I had just gone a verbal round with our youngest when she was in high school as we were on our way to the grocery one day. We were both miffed, both certain the other one was pigheaded and stubborn, both wondering how we were even related.

As we walked side-by-side into the grocery, a man walking out of the grocery said to us, “Don’t tell me you’re not a mother-daughter combo! You not only look alike, you even walk alike.” Of course we walked alike; we were mad walking. Stomp, stomp, stomp. Thinking we were radically different, we were unmistakably alike.

My mother and I did our share of mad walking as well. Like all mothers and daughters we were alike but different, different but alike. Not long after she died, I picked up a picture of her and wrote on the back of it as fast as I could all the marvelous things about her that I was terrified I would one day forget, praying I would always remember.

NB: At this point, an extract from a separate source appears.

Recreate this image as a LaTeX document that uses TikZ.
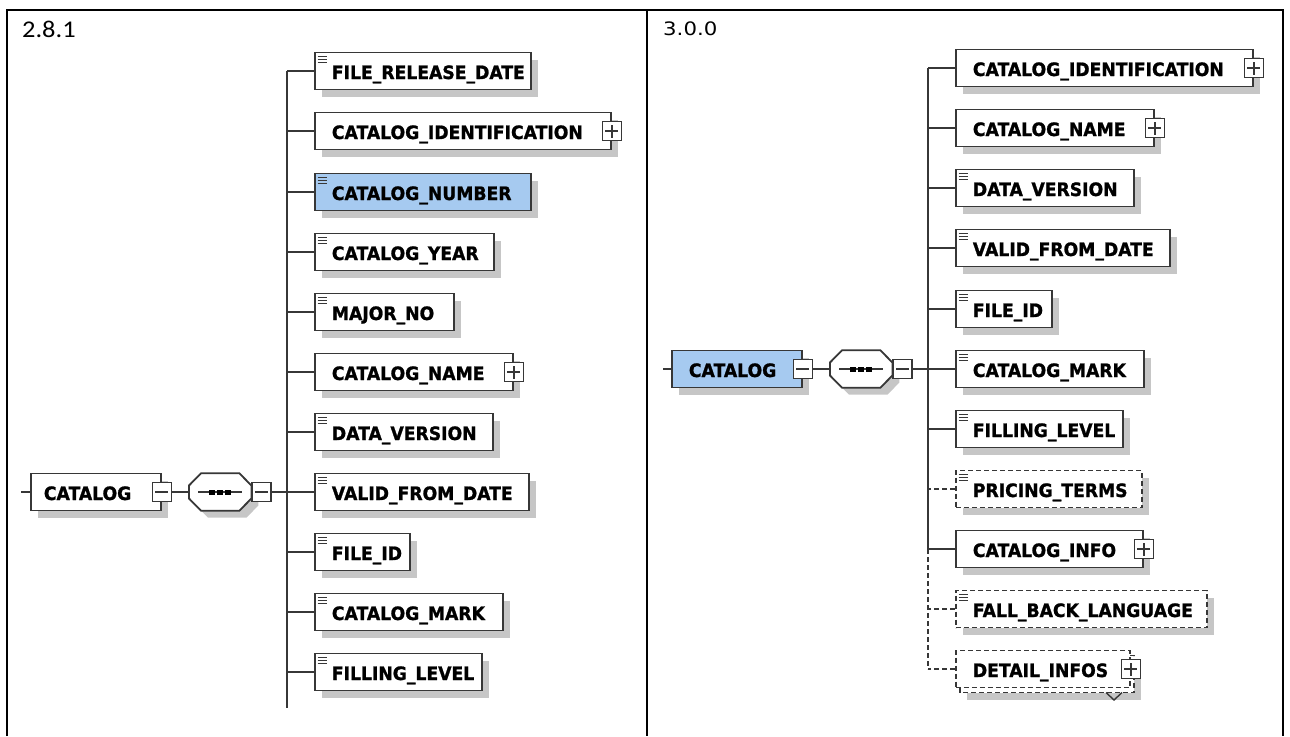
\documentclass[tikz,border=0pt]{standalone}
\usepackage{fontspec}
\setmainfont{DejaVu Sans}
\newfontfamily\xsdfont[FakeStretch=0.935,BoldFeatures={FakeStretch=0.935,FakeBold=1.2}]{DejaVu Sans}
\newfontfamily\calfont[FakeStretch=1.1]{Carlito}
\newfontfamily\verfont[FakeStretch=1.15]{DejaVu Sans}
\usetikzlibrary{shadows,calc}
\definecolor{lgray}{RGB}{55,55,55}
\definecolor{shgray}{RGB}{198,198,198}
\definecolor{selblue}{RGB}{166,202,240}
\tikzset{
  conn/.style={draw=lgray, line width=1.8pt},
  dconn/.style={conn, dash pattern=on 5pt off 3pt},
  xboxbase/.style={draw=lgray, line width=1.8pt, fill=white, anchor=west,
    minimum height=37pt, inner xsep=0pt, inner ysep=0pt, text height=16pt, text depth=0pt,
    font=\xsdfont\bfseries\fontsize{18.4}{20}\selectfont},
  xbox/.style={xboxbase, drop shadow={shadow xshift=7pt, shadow yshift=-7pt, fill=shgray, opacity=1}},
  dbox/.style={dash pattern=on 5pt off 3pt},
  sel/.style={fill=selblue},
  pmbox/.style={draw=lgray, fill=white, line width=1.6pt, minimum size=19pt, inner sep=0pt},
  plusbox/.style={pmbox, path picture={\draw[lgray, line width=1.4pt]
     ($(path picture bounding box.center)+(-6.5pt,0pt)$) -- ($(path picture bounding box.center)+(6.5pt,0pt)$)
     ($(path picture bounding box.center)+(0pt,-6.5pt)$) -- ($(path picture bounding box.center)+(0pt,6.5pt)$);}},
  minusbox/.style={pmbox, path picture={\draw[lgray, line width=1.4pt]
     ($(path picture bounding box.center)+(-6.5pt,0pt)$) -- ($(path picture bounding box.center)+(6.5pt,0pt)$);}},
  icon/.style={draw=lgray, line width=1.3pt},
  seqn/.style={minimum width=62pt, minimum height=37pt, inner sep=0pt, anchor=west},
  octo/.style={draw=lgray, line width=1.8pt, fill=white},
  tabline/.style={draw=black, line width=2.6pt},
}
\newcommand\XsdElem[7][]{\node[xbox,#1] (#2) at (#3,#4) {\makebox[#5pt][l]{\hspace*{#6pt}#7}};}
\newcommand\XsdIcon[1]{\draw[icon] ($(#1.north west)+(3.5,5)$) -- +(9,0)
   ($(#1.north west)+(3.5,8)$) -- +(9,0) ($(#1.north west)+(3.5,11)$) -- +(9,0);}
\newcommand\OctPath[3]{($(#1.west)+(#2,#3-6.5)$) -- ($(#1.north west)+(#2+12,#3)$) -- ($(#1.north east)+(#2-12,#3)$) -- ($(#1.east)+(#2,#3-6.5)$) -- ($(#1.east)+(#2,#3+6.5)$) -- ($(#1.south east)+(#2-12,#3)$) -- ($(#1.south west)+(#2+12,#3)$) -- ($(#1.west)+(#2,#3+6.5)$) -- cycle}
\newcommand\XsdSeq[1]{%
  \fill[shgray] \OctPath{#1}{7}{7};
  \path[octo] \OctPath{#1}{0}{0};
  \draw[conn, line width=1.5pt] ($(#1.west)+(9,0)$) -- ($(#1.east)+(-9,0)$);
  \fill[black] ($(#1.center)+(-11,-2.5)$) rectangle +(6,5);
  \fill[black] ($(#1.center)+(-3,-2.5)$) rectangle +(6,5);
  \fill[black] ($(#1.center)+(5,-2.5)$) rectangle +(6,5);}
\begin{document}
\begin{tikzpicture}[x=1pt,y=-1pt]
\useasboundingbox (0,0) rectangle (1290,736);
% table
\draw[tabline] (7,736) -- (7,10) -- (1283,10) -- (1283,736);
\draw[tabline] (647,10) -- (647,736);
\node[anchor=base west, inner sep=0pt, font=\calfont\fontsize{24}{26}\selectfont] (v281) at (22,37) {2.8.1};
\node[anchor=base west, inner sep=0pt, font=\verfont\fontsize{18.5}{20}\selectfont] (v300) at (663,35) {3.0.0};

% ===== left panel =====
\coordinate (tL) at (287,71);
\coordinate (tLb) at (287,708);
\XsdElem{l1}{314}{71}{216}{17}{FILE\_RELEASE\_DATE}\XsdIcon{l1}
\XsdElem{l2}{314}{131}{296}{17}{CATALOG\_IDENTIFICATION}
\node[plusbox] (l2p) at (l2.east) {};
\XsdElem[sel]{l3}{314}{192}{216}{17}{CATALOG\_NUMBER}\XsdIcon{l3}
\XsdElem{l4}{314}{252}{179}{17}{CATALOG\_YEAR}\XsdIcon{l4}
\XsdElem{l5}{314}{312}{139}{17}{MAJOR\_NO}\XsdIcon{l5}
\XsdElem{l6}{314}{372}{198}{17}{CATALOG\_NAME}
\node[plusbox] (l6p) at (l6.east) {};
\XsdElem{l7}{314}{432}{178}{17}{DATA\_VERSION}\XsdIcon{l7}
\XsdElem{l8}{314}{492}{214}{17}{VALID\_FROM\_DATE}\XsdIcon{l8}
\XsdElem{l9}{314}{552}{95}{17}{FILE\_ID}\XsdIcon{l9}
\XsdElem{l10}{314}{612}{188}{17}{CATALOG\_MARK}\XsdIcon{l10}
\XsdElem{l11}{314}{672}{167}{17}{FILLING\_LEVEL}\XsdIcon{l11}

\XsdElem{c1}{30}{492}{130}{13}{CATALOG}
\node[minusbox] (c1m) at (c1.east) {};
\node[seqn] (s1) at (189,492) {};
\XsdSeq{s1}
\node[minusbox, anchor=west] (s1m) at (s1.east) {};
\coordinate (c1in) at (21,492);

\draw[conn] (tL) -- (tLb);
\foreach \n in {l1,l2,l3,l4,l5,l6,l7,l8,l9,l10,l11}{\draw[conn] (\n.west) -- (\n.west -| tL);}
\draw[conn] (c1in) -- (c1.west);
\draw[conn] (c1m.east) -- (s1.west);
\draw[conn] (s1m.east) -- (s1m.east -| tL);

% ===== right panel =====
\coordinate (tR) at (928,68);
\coordinate (tRm) at (928,549);
\coordinate (tRb) at (928,669);
\XsdElem{r1}{955}{68}{297}{17}{CATALOG\_IDENTIFICATION}
\node[plusbox] (r1p) at (r1.east) {};
\XsdElem{r2}{955}{128}{198}{17}{CATALOG\_NAME}
\node[plusbox] (r2p) at (r2.east) {};
\XsdElem{r3}{955}{188}{178}{17}{DATA\_VERSION}\XsdIcon{r3}
\XsdElem{r4}{955}{248}{214}{17}{VALID\_FROM\_DATE}\XsdIcon{r4}
\XsdElem{r5}{955}{309}{96}{17}{FILE\_ID}\XsdIcon{r5}
\XsdElem{r6}{955}{369}{188}{17}{CATALOG\_MARK}\XsdIcon{r6}
\XsdElem{r7}{955}{429}{167}{17}{FILLING\_LEVEL}\XsdIcon{r7}
\XsdElem[dbox]{r8}{955}{489}{186}{17}{PRICING\_TERMS}\XsdIcon{r8}
\XsdElem{r9}{955}{549}{187}{17}{CATALOG\_INFO}
\node[plusbox] (r9p) at (r9.east) {};
\XsdElem[dbox]{r10}{955}{609}{251}{17}{FALL\_BACK\_LANGUAGE}\XsdIcon{r10}
% multiple occurrence back box
\fill[shgray] (967,662.5) rectangle (1141,699.5);
\draw[draw=lgray, line width=1.8pt, fill=white, dbox] (960,655.5) rectangle (1134,692.5);
\node[xboxbase, dbox] (r11) at (955,669) {\makebox[174pt][l]{\hspace*{17pt}DETAIL\_INFOS}};
\node[plusbox] (r11p) at (r11.east) {};
\draw[conn, line width=1.4pt] (1106,692.5) -- (1114,700) -- (1122,692.5);

\XsdElem[sel]{c2}{671}{369}{130}{17}{CATALOG}
\node[minusbox] (c2m) at (c2.east) {};
\node[seqn] (s2) at (830,369) {};
\XsdSeq{s2}
\node[minusbox, anchor=west] (s2m) at (s2.east) {};
\coordinate (c2in) at (663,369);

\draw[conn] (tR) -- (tRm);
\draw[dconn] (tRm) -- (tRb);
\foreach \n in {r1,r2,r3,r4,r5,r6,r7,r9}{\draw[conn] (\n.west) -- (\n.west -| tR);}
\foreach \n in {r8,r10,r11}{\draw[dconn] (\n.west) -- (\n.west -| tR);}
\draw[conn] (c2in) -- (c2.west);
\draw[conn] (c2m.east) -- (s2.west);
\draw[conn] (s2m.east) -- (s2m.east -| tR);
\end{tikzpicture}
\end{document}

“Thank you, Lord, for the things you taught me through my dear mother. Kindness, goodness, forgiveness, fortitude, patience, forbearance, organization, zeal for life, love, “lighten up,” thoughtfulness, anticipating needs of others, honesty, stewardship, planning, how to have fun. I miss her, Lord. Her voice, her laugh, her racing mind, her sparkling eyes. You have given me a good gift.”

I know now that I could never forget my mom. By nature, mothers are unforgettable. I often picture Mom in my kitchen, sitting at the table, drinking coffee, cup after cup after cup, speed talking, offering wit, insight and commentary on people, places and things. Tell me that apple didn’t fall from the tree.

To those of you still insisting you’ll never resemble your mother in any way, shape or form, thanks for the laugh.

If you’ll excuse me now, I need to apply some lipstick. Why didn’t somebody tell me I look like death warmed over?